Form: FWP

Filing under Securities Act Rules 163/433 of free writing prospectuses

December 8, 2021

Filed pursuant to Rule 433

Pricing Term Sheet, dated December 8, 2021 relating to

Preliminary Prospectus Supplement, dated December 8, 2021

to Prospectus, dated December 8, 2021

Registration No. 333-261531

 

LOGO

Athene Holding Ltd.

Pricing Term Sheet

December 8, 2021

3.450% Senior Notes Due 2052 (the “Notes”)

This pricing term sheet supplements the preliminary prospectus supplement filed by Athene Holding Ltd. on December 8, 2021 (the “Preliminary Prospectus Supplement”) relating to its prospectus dated December 8, 2021.

 

Issuer:    Athene Holding Ltd. (“Issuer”)
Legal Format:    SEC Registered
Aggregate Principal Amount:    $500,000,000
Coupon:    3.450%
Ranking:    Senior Unsecured
Maturity Date:    May 15, 2052
Price to the Public:    99.983% of principal amount plus accrued interest, if any, from December 13, 2021
Net Proceeds to Issuer Before Expenses:    $495,540,000
Interest Payment Dates:    Semi-annually on May 15 and November 15 of each year, commencing on May 15, 2022
Day Count Convention:    30/360
Benchmark Treasury:    UST 2.000% Due August 15, 2051
Spread to Benchmark Treasury:    T+157 bps
Benchmark Treasury Price/Yield:    102-22+ / 1.881%
Re-Offer Yield:    3.451%
Trade Date:    December 8, 2021
Settlement Date*:    December 13, 2021 (T+3)
Denominations:    $2,000 and integral multiples of $1,000 in excess thereof
Expected Security Ratings (S&P / Fitch)**:    A- (Positive) / BBB (Positive)


Optional Redemption:   

At any time and from time to time prior to November 15, 2051, the notes will be redeemable at the Issuer’s option, in whole or in part, for cash, at a redemption price equal to the greater of 100% of the principal amount of the notes to be redeemed plus accrued and unpaid interest thereon to, but excluding, the redemption date and the “Make-Whole Redemption Amount” calculated as described in the Preliminary Prospectus Supplement at the rate of T+25 bps, plus accrued and unpaid interest thereon to, but excluding, the redemption date.

 

At any time and from time to time on or after November 15, 2051, the notes will be redeemable at the Issuer’s option, in whole or in part, for cash, at a redemption price equal to 100% of the principal amount of the notes to be redeemed, plus accrued and unpaid interest thereon to, but excluding, the redemption date.

CUSIP / ISIN:    04686JAE1 / US04686JAE10
Joint Book-Running Managers:    BofA Securities, Inc.
Goldman Sachs & Co.

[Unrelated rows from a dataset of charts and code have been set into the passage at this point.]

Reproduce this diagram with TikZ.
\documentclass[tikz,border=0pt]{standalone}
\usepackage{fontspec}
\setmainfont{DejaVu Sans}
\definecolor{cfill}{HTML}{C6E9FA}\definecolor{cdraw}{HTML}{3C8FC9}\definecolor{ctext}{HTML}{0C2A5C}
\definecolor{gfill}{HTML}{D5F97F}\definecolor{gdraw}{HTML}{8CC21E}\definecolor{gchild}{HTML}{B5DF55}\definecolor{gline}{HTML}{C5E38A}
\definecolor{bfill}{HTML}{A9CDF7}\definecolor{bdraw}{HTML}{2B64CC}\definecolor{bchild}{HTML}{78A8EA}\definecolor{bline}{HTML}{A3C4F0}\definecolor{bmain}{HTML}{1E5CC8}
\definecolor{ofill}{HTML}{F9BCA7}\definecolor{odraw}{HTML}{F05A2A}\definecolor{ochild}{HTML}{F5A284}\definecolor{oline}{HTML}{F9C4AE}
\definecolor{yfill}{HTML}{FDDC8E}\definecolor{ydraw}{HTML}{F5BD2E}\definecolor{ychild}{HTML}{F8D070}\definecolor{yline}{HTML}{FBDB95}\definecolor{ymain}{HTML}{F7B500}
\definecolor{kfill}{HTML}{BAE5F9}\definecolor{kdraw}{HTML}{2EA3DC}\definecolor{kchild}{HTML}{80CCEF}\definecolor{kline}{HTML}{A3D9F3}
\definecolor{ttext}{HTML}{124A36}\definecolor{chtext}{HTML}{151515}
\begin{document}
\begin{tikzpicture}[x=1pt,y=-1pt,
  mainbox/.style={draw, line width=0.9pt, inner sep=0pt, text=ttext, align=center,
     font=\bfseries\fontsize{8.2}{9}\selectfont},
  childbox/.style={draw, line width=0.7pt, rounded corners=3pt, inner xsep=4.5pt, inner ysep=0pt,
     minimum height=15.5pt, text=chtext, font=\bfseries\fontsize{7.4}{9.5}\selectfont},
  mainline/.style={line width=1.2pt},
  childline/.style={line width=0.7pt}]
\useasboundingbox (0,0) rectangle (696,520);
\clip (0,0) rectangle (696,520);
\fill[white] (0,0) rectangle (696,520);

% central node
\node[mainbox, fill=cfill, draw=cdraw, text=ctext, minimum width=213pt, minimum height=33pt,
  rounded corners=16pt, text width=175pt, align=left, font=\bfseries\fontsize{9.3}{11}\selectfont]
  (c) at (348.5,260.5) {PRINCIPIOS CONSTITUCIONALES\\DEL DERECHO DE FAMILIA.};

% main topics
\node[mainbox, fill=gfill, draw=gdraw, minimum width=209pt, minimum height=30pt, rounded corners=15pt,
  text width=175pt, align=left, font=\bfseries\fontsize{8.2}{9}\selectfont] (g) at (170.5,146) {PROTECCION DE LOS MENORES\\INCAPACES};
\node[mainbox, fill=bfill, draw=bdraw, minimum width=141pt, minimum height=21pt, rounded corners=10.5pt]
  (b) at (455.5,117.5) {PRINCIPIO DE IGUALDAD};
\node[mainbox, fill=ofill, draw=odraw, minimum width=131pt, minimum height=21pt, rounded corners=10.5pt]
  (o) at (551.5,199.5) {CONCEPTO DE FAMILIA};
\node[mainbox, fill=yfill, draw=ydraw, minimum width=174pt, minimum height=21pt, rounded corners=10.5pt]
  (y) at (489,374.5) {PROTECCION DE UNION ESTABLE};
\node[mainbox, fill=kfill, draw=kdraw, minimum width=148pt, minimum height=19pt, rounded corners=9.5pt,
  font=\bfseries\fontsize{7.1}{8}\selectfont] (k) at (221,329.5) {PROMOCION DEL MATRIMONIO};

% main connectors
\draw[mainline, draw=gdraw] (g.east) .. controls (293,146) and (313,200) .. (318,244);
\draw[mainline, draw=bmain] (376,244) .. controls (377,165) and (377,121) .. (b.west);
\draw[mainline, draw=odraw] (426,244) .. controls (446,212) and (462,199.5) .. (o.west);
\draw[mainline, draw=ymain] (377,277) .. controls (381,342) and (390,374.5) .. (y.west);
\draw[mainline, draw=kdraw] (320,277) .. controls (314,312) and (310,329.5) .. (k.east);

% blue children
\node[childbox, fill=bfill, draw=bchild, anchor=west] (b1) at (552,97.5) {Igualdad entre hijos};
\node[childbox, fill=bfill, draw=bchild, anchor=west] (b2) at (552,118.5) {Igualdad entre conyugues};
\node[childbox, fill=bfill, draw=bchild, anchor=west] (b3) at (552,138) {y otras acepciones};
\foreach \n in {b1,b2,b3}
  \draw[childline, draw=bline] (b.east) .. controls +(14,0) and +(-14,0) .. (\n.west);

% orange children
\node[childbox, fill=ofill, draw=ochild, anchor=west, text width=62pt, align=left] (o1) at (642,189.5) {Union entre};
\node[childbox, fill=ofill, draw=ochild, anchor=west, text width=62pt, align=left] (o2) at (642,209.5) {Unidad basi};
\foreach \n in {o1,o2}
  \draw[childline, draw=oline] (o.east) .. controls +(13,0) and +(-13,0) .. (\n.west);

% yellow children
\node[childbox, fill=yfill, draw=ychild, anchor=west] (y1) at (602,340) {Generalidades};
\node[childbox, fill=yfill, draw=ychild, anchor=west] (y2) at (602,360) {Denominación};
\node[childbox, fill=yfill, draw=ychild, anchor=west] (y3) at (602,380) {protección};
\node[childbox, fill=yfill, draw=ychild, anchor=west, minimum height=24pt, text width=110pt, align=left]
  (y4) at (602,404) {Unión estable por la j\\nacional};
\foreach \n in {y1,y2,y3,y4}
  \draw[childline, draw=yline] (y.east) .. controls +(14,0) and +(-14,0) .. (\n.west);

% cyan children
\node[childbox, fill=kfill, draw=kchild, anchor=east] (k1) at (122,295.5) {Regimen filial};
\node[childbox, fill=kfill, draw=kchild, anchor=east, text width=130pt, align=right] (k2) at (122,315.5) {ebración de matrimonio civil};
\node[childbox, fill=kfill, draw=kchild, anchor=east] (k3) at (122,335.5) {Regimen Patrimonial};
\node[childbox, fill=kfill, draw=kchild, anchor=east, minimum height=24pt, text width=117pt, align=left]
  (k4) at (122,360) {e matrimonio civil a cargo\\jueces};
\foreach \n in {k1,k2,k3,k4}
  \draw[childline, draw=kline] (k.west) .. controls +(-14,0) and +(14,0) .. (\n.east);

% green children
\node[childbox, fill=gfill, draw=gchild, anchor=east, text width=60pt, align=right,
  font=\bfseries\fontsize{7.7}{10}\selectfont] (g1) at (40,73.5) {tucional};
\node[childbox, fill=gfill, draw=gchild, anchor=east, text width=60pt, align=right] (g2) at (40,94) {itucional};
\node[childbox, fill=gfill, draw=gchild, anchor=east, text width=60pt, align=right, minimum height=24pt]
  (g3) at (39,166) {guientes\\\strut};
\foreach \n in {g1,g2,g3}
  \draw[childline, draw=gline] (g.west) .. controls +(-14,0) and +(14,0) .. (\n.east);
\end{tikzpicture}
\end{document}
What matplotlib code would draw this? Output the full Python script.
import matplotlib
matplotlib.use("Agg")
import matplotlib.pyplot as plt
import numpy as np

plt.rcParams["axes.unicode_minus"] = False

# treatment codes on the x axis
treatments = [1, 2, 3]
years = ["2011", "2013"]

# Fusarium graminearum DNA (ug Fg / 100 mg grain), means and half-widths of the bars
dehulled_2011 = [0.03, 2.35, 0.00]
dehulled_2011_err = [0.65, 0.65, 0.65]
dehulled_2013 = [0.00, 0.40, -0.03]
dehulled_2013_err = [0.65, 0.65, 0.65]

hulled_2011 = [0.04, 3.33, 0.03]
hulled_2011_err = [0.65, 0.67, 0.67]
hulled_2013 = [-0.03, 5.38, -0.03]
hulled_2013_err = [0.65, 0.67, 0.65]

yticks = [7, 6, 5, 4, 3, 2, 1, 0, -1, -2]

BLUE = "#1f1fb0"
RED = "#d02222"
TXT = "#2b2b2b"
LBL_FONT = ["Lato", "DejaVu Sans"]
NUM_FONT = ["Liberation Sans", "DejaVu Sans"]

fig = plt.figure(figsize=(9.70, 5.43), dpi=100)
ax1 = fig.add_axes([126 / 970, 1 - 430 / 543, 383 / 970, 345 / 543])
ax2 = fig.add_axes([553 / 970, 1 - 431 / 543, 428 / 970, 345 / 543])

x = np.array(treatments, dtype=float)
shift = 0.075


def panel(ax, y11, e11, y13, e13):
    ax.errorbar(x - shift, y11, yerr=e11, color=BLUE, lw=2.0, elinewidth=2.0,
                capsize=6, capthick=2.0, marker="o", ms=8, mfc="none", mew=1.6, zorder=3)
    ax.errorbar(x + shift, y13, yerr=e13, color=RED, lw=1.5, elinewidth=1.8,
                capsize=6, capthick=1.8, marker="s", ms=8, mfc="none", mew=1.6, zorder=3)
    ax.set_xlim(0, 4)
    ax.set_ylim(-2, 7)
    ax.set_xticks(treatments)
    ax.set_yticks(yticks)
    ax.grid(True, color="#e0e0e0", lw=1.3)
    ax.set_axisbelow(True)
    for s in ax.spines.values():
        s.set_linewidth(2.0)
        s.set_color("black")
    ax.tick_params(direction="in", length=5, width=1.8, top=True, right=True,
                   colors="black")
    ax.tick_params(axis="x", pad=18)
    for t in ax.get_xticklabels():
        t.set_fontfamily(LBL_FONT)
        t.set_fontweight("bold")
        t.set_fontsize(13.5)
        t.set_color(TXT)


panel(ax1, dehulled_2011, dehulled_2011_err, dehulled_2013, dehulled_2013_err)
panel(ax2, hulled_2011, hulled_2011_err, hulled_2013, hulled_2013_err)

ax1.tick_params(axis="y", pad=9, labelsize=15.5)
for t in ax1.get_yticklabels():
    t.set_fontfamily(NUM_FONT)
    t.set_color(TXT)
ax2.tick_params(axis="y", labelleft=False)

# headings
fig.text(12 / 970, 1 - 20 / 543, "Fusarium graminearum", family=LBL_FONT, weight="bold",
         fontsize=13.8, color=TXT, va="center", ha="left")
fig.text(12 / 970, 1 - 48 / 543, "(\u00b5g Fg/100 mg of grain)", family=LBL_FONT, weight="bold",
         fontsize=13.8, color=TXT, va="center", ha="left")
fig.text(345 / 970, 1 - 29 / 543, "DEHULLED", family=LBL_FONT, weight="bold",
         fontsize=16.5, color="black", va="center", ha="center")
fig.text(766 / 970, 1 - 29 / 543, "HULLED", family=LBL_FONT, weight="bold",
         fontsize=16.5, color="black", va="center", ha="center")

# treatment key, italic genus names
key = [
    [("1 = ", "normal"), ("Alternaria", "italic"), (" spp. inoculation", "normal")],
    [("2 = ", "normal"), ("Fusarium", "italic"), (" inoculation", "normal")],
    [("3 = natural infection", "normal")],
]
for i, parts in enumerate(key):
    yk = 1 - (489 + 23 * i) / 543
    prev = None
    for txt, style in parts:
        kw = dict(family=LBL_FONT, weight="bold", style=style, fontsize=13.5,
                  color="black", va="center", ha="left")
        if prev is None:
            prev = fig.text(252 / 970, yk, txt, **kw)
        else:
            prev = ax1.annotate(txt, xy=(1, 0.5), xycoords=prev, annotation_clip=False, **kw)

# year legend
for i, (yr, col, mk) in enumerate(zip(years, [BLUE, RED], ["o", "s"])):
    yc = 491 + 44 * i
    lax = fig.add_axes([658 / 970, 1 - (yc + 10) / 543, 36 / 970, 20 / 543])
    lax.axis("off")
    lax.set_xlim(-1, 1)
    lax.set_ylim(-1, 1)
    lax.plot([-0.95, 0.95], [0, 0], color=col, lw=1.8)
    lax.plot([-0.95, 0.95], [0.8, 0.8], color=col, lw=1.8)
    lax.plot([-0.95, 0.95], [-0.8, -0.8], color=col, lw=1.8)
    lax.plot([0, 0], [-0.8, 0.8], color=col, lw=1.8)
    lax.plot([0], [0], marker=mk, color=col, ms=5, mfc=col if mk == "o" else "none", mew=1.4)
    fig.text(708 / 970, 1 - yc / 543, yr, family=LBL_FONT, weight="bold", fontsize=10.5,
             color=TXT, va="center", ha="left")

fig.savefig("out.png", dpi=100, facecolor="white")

LLC
Morgan Stanley & Co. LLC
Wells Fargo Securities, LLC
Co-Managers:    Barclays Capital Inc.
BNP Paribas Securities Corp.
Citigroup Global Markets Inc.
RBC Capital Markets, LLC
R. Seelaus & Co., LLC
Samuel A. Ramirez & Company, Inc.

 

*

The issuer expects that delivery of the notes will be made to investors on or about December 13, 2021 which will be the third business day following the date of this pricing term sheet (such settlement being referred to as “T+3”). Under Rule 15c6-1 under the Securities Exchange Act of 1934, as amended, trades in the secondary market generally are required to settle in two business days, unless the parties to any such trade expressly agree otherwise. Accordingly, purchasers who wish to trade the notes prior to the delivery of the notes hereunder will be required, by virtue of the fact that the notes initially will settle T+3, to specify an alternate settlement cycle at the time of any such trade to prevent a failed settlement. Purchasers of the notes who wish to trade the notes prior to their date of delivery should consult their own advisor.


**

A securities rating is not a recommendation to buy, sell or hold securities and may be subject to revision or withdrawal at any time. Each of the securities ratings should be evaluated independently of any other security rating.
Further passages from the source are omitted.